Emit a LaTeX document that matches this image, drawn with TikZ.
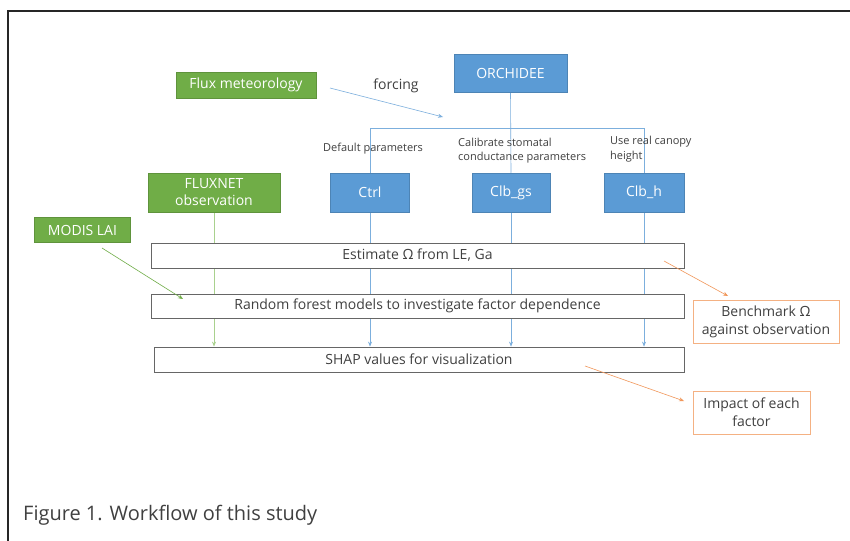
\documentclass[tikz,border=0pt]{standalone}
\usepackage{fontspec}
\setmainfont{Open Sans}
\usetikzlibrary{arrows.meta,backgrounds}
\definecolor{mblue}{HTML}{5B9BD5}
\definecolor{mgreen}{HTML}{70AD47}
\definecolor{lgreen}{HTML}{A9D18E}
\definecolor{morange}{HTML}{F4B183}
\definecolor{darrow}{HTML}{ED7D31}
\definecolor{txt}{HTML}{404040}
\tikzset{
  bluebox/.style={draw=mblue!85!black, line width=0.5pt, fill=mblue, text=white, font=\fontsize{14}{16}\selectfont, inner sep=0pt, align=center},
  greenbox/.style={draw=mgreen!85!black, line width=0.5pt, fill=mgreen, text=white, font=\fontsize{14}{16}\selectfont, inner sep=0pt, align=center},
  stagebox/.style={draw=txt!80, line width=0.8pt, fill=white, text=txt, font=\fontsize{14}{16}\selectfont, inner sep=0pt, minimum height=25pt},
  outbox/.style={draw=morange, line width=1pt, fill=white, text=txt, font=\fontsize{14}{18}\selectfont, inner sep=0pt, align=center},
  lbl/.style={text=txt, font=\fontsize{11}{14.5}\selectfont, inner sep=0pt, align=left},
  bline/.style={draw=mblue!80, line width=0.6pt},
  tip/.style={-{Stealth[length=5pt,width=4pt]}},
}
\begin{document}
\begin{tikzpicture}[x=1pt,y=-1pt]
\useasboundingbox (0,0) rectangle (850,540);
\draw[line width=2pt, black!85] (8,560) -- (8,11) -- (870,11);

% nodes
\node[bluebox, minimum width=113pt, minimum height=38pt] (orch) at (510.5,73) {ORCHIDEE};
\node[greenbox, minimum width=140pt, minimum height=26pt] (flux) at (246,85) {Flux meteorology};
\node[text=txt, font=\fontsize{14}{16}\selectfont, inner sep=0pt] (forcing) at (396,86) {forcing};
\coordinate (fstart) at (330,88);
\coordinate (fend) at (443,117);
\coordinate (bar) at (0,128);

\node[bluebox, minimum width=79pt, minimum height=39pt] (ctrl) at (370,192.5) {Ctrl};
\node[bluebox, minimum width=78pt, minimum height=39pt] (clbgs) at (511,192.5) {Clb\_gs};
\node[bluebox, minimum width=80pt, minimum height=39pt] (clbh) at (644,192.5) {Clb\_h};
\node[greenbox, minimum width=132pt, minimum height=39pt, font=\fontsize{14}{17}\selectfont] (fluxnet) at (214,192.5) {FLUXNET\\observation};
\node[greenbox, minimum width=96pt, minimum height=25pt] (modis) at (82.5,230) {MODIS LAI};

\node[lbl, anchor=west] (defp) at (323,149) {Default parameters};
\node[lbl, anchor=west] (calp) at (458,150.5) {Calibrate stomatal\\conductance parameters};
\node[lbl, anchor=west] (usep) at (610,149) {Use real canopy\\height};

\node[stagebox, minimum width=533pt] (est) at (417.5,255.5) {Estimate Ω from LE, Ga};
\node[stagebox, minimum width=533pt, minimum height=24pt] (rf) at (417.5,306) {Random forest models to investigate factor dependence};
\node[stagebox, minimum width=530pt] (shap) at (419,359.5) {SHAP values for visualization};

\node[outbox, minimum width=146pt, minimum height=43pt] (bench) at (766,321.5) {Benchmark Ω\\against observation};
\node[outbox, minimum width=117pt, minimum height=43pt] (impact) at (751.5,412.5) {Impact of each\\factor};

\node[anchor=base west, text=txt, font=\fontsize{20}{22}\selectfont, inner sep=0pt] (cap) at (23,520) {Figure 1. Workflow of this study};

\begin{pgfonlayer}{background}
  \fill[white] (0,0) rectangle (850,540);
  \draw[bline] (orch.south) -- (clbgs.north);
  \draw[bline] (ctrl.north) -- (ctrl.north |- bar) -- (clbh.north |- bar) -- (clbh.north);
  \draw[bline, tip] (ctrl.south) -- (ctrl.south |- shap.north);
  \draw[bline, tip] (clbgs.south) -- (clbgs.south |- shap.north);
  \draw[bline, tip] (clbh.south) -- (clbh.south |- shap.north);
  \draw[draw=lgreen, line width=0.8pt, tip] (fluxnet.south) -- (fluxnet.south |- shap.north);
\end{pgfonlayer}

\draw[bline, tip] (fstart) -- (fend);
\coordinate (mstart) at (102,248);
\coordinate (mend) at (183,299);
\draw[draw=mgreen, line width=0.6pt, tip] (mstart) -- (mend);
\coordinate (bstart) at (664,261);
\coordinate (bend) at (728,296);
\draw[draw=darrow!80, line width=0.6pt, tip] (bstart) -- (bend);
\coordinate (istart) at (585,366);
\coordinate (iend) at (684,401);
\draw[draw=darrow!80, line width=0.6pt, tip] (istart) -- (iend);
\end{tikzpicture}
\end{document}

━━━━━━━━━━━━━━━━

▶ **Work to do**
Write down every line from the opening of the listing to the line with "(8,11) -- (870,11);", both included, and nothing else; the pictures are omitted.

▶ **Output of the exercise**
Emit a LaTeX document that matches this image, drawn with TikZ.
\documentclass[tikz,border=0pt]{standalone}
\usepackage{fontspec}
\setmainfont{Open Sans}
\usetikzlibrary{arrows.meta,backgrounds}
\definecolor{mblue}{HTML}{5B9BD5}
\definecolor{mgreen}{HTML}{70AD47}
\definecolor{lgreen}{HTML}{A9D18E}
\definecolor{morange}{HTML}{F4B183}
\definecolor{darrow}{HTML}{ED7D31}
\definecolor{txt}{HTML}{404040}
\tikzset{
  bluebox/.style={draw=mblue!85!black, line width=0.5pt, fill=mblue, text=white, font=\fontsize{14}{16}\selectfont, inner sep=0pt, align=center},
  greenbox/.style={draw=mgreen!85!black, line width=0.5pt, fill=mgreen, text=white, font=\fontsize{14}{16}\selectfont, inner sep=0pt, align=center},
  stagebox/.style={draw=txt!80, line width=0.8pt, fill=white, text=txt, font=\fontsize{14}{16}\selectfont, inner sep=0pt, minimum height=25pt},
  outbox/.style={draw=morange, line width=1pt, fill=white, text=txt, font=\fontsize{14}{18}\selectfont, inner sep=0pt, align=center},
  lbl/.style={text=txt, font=\fontsize{11}{14.5}\selectfont, inner sep=0pt, align=left},
  bline/.style={draw=mblue!80, line width=0.6pt},
  tip/.style={-{Stealth[length=5pt,width=4pt]}},
}
\begin{document}
\begin{tikzpicture}[x=1pt,y=-1pt]
\useasboundingbox (0,0) rectangle (850,540);
\draw[line width=2pt, black!85] (8,560) -- (8,11) -- (870,11);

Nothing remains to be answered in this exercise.